## Objective
Copy exactly, and only, the lines between the start of the entries below and the line containing "0.635, 0.755, 0.85];", both inclusive. Omit pictures.
* begin Dataset records *
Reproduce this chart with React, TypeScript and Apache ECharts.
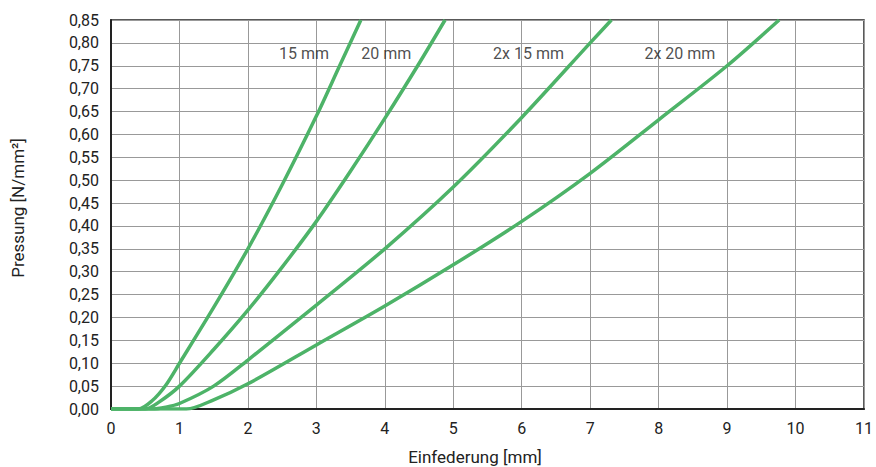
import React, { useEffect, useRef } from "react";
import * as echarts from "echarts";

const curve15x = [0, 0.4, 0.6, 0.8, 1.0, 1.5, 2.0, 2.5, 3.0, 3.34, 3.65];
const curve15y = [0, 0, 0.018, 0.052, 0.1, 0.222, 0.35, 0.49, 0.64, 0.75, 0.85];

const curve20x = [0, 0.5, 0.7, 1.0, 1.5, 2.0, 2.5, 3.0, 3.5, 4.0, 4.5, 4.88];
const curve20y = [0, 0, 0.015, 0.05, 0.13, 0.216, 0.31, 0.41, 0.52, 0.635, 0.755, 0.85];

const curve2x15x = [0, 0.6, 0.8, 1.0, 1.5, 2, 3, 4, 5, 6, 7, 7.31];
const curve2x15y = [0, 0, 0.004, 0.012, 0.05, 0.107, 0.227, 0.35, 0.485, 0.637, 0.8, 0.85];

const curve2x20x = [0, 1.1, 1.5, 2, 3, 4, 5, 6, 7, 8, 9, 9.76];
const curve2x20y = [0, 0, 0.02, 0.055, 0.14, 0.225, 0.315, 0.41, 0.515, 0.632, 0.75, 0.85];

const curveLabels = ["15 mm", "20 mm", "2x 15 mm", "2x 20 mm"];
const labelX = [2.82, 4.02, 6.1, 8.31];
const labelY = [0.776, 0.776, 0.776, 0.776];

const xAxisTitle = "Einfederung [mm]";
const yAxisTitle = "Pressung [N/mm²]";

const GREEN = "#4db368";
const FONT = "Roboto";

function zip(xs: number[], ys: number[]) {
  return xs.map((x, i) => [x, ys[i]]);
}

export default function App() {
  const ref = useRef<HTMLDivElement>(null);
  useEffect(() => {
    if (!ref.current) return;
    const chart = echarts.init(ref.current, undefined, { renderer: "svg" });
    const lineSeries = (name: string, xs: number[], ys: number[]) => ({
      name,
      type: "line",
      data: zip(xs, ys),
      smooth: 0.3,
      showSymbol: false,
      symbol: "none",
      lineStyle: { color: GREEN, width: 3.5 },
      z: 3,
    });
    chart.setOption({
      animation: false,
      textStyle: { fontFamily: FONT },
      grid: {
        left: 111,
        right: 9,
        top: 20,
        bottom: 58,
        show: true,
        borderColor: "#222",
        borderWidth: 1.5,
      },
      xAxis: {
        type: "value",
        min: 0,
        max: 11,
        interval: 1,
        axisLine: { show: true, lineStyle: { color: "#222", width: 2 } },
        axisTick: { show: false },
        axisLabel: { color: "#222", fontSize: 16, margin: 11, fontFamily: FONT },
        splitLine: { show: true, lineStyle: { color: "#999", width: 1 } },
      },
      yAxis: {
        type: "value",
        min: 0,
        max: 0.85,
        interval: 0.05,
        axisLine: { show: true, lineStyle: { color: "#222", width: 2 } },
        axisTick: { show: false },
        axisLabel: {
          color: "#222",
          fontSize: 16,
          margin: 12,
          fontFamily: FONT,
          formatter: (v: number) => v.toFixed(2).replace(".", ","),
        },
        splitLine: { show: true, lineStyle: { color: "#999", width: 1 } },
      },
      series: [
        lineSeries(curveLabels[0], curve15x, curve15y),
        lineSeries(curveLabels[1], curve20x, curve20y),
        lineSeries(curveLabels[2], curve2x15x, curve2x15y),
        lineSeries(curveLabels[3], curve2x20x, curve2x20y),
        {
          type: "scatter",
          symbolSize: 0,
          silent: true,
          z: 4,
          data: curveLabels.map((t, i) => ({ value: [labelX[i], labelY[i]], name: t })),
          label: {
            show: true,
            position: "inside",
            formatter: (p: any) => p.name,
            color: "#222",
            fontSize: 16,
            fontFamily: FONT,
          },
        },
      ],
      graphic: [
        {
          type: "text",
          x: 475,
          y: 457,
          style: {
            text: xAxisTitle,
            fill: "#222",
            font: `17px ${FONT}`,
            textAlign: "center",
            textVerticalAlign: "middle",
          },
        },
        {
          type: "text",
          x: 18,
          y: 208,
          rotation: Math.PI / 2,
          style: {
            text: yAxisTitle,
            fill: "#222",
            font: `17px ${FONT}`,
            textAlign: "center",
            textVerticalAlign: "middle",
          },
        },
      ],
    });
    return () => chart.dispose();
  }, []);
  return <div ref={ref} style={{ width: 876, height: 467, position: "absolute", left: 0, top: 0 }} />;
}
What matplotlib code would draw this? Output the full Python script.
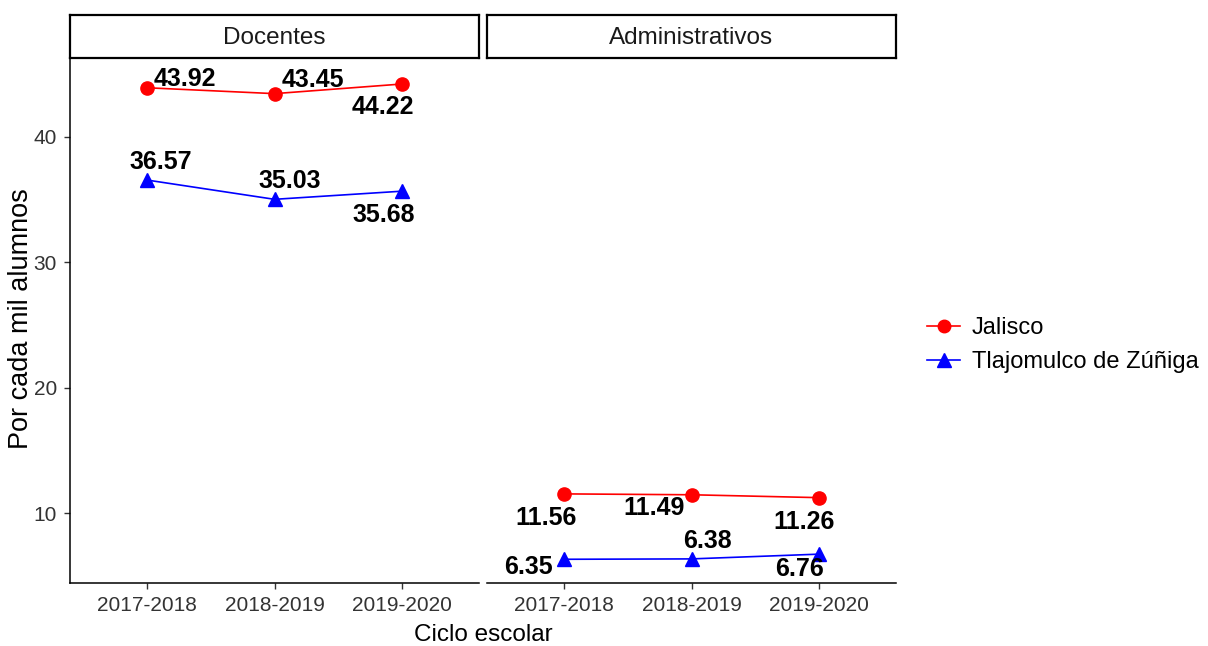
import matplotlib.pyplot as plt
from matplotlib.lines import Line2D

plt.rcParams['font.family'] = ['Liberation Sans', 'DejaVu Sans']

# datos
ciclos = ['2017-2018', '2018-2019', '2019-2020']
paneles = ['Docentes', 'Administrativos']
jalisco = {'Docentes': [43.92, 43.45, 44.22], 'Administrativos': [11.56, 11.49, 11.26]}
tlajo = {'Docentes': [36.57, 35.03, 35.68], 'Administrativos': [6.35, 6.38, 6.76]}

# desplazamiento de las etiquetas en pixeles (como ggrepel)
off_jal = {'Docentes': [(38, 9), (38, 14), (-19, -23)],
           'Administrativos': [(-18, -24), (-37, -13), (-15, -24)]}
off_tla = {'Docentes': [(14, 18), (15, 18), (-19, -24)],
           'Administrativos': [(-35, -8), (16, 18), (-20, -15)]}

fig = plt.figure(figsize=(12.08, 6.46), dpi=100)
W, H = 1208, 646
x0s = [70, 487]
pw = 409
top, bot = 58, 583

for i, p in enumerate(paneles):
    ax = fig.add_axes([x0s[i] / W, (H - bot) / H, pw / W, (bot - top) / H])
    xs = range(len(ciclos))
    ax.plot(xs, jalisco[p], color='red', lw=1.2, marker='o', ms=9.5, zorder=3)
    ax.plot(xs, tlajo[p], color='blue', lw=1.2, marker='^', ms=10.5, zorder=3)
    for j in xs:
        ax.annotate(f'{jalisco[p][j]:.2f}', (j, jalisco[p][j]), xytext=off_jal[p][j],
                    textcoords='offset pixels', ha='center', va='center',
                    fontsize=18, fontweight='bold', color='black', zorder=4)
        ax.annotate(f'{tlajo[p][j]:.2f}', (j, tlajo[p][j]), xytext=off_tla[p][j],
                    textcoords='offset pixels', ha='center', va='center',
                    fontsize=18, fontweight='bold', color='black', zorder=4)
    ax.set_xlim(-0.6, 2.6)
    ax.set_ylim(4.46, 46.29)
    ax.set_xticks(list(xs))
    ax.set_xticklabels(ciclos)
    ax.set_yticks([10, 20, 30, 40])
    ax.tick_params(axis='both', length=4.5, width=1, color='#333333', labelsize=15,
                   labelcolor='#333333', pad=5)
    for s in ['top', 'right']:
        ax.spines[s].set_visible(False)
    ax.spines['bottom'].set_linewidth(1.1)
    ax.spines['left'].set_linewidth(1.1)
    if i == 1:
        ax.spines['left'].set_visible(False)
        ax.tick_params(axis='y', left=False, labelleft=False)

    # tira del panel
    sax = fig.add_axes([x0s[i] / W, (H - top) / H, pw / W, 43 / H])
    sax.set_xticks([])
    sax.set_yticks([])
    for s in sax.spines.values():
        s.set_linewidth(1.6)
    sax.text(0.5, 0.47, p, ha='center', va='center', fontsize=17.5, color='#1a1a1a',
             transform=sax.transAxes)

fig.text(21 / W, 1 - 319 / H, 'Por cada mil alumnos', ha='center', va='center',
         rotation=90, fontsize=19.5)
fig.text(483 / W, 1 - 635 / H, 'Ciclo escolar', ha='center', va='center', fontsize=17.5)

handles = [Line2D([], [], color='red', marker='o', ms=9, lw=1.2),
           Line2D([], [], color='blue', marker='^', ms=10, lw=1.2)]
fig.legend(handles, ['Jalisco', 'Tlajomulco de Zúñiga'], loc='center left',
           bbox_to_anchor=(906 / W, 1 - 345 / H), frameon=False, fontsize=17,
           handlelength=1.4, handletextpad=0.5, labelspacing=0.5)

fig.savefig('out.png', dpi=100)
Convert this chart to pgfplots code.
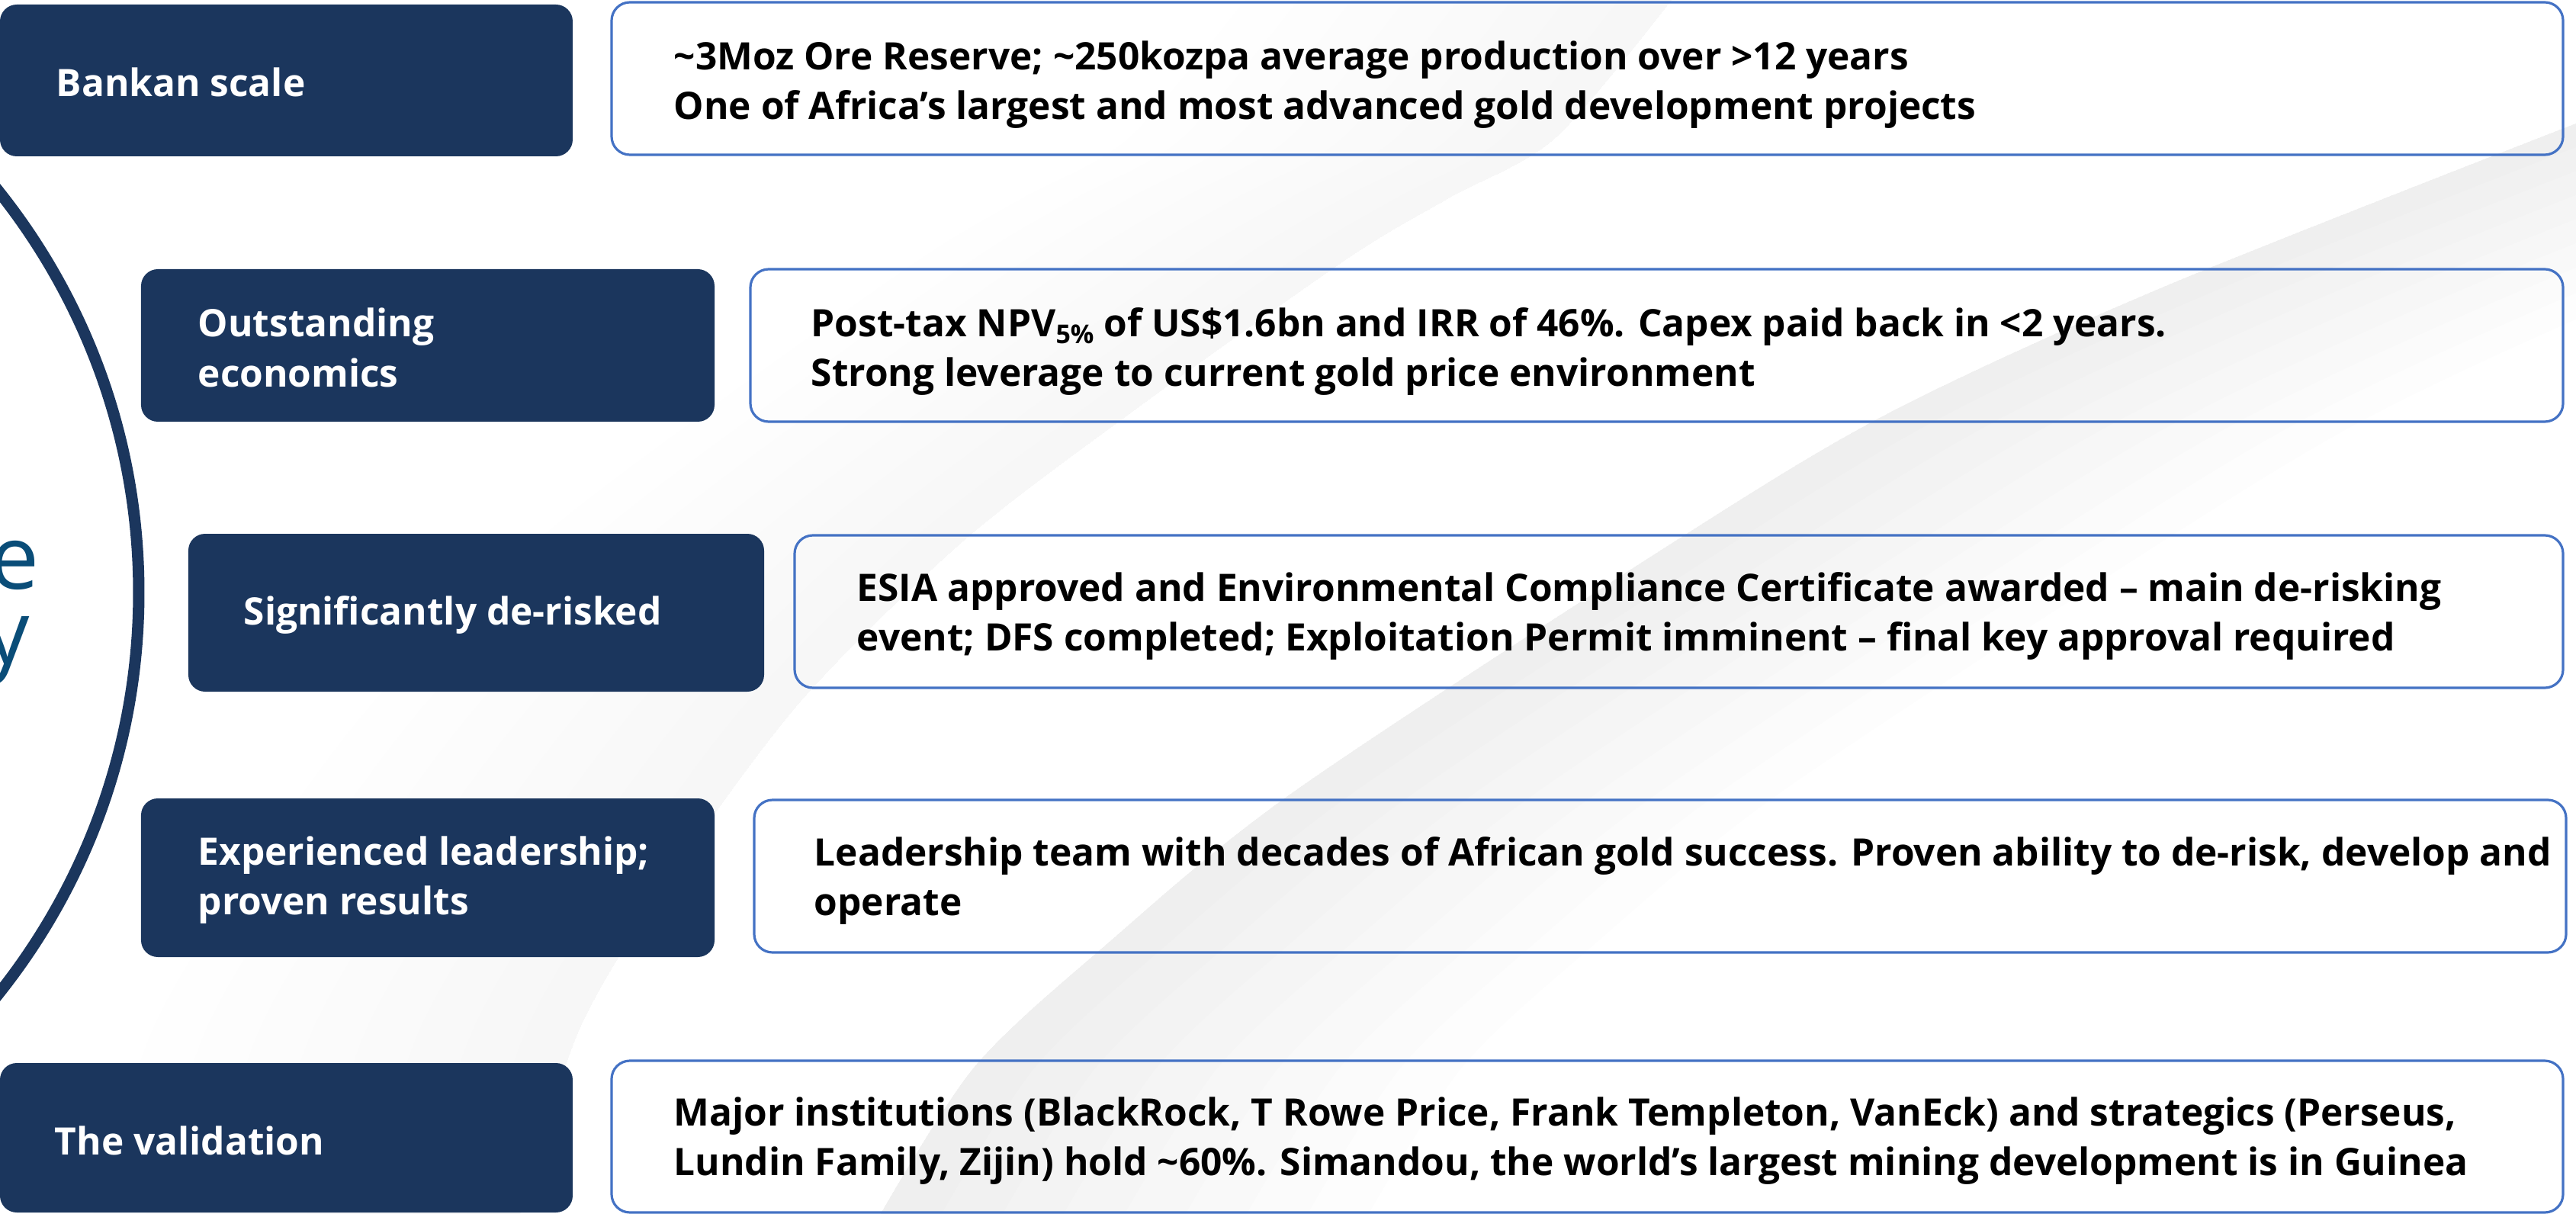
* end Dataset records *
## Worked answer
Reproduce this chart with React, TypeScript and Apache ECharts.
import React, { useEffect, useRef } from "react";
import * as echarts from "echarts";

const curve15x = [0, 0.4, 0.6, 0.8, 1.0, 1.5, 2.0, 2.5, 3.0, 3.34, 3.65];
const curve15y = [0, 0, 0.018, 0.052, 0.1, 0.222, 0.35, 0.49, 0.64, 0.75, 0.85];

const curve20x = [0, 0.5, 0.7, 1.0, 1.5, 2.0, 2.5, 3.0, 3.5, 4.0, 4.5, 4.88];
const curve20y = [0, 0, 0.015, 0.05, 0.13, 0.216, 0.31, 0.41, 0.52, 0.635, 0.755, 0.85];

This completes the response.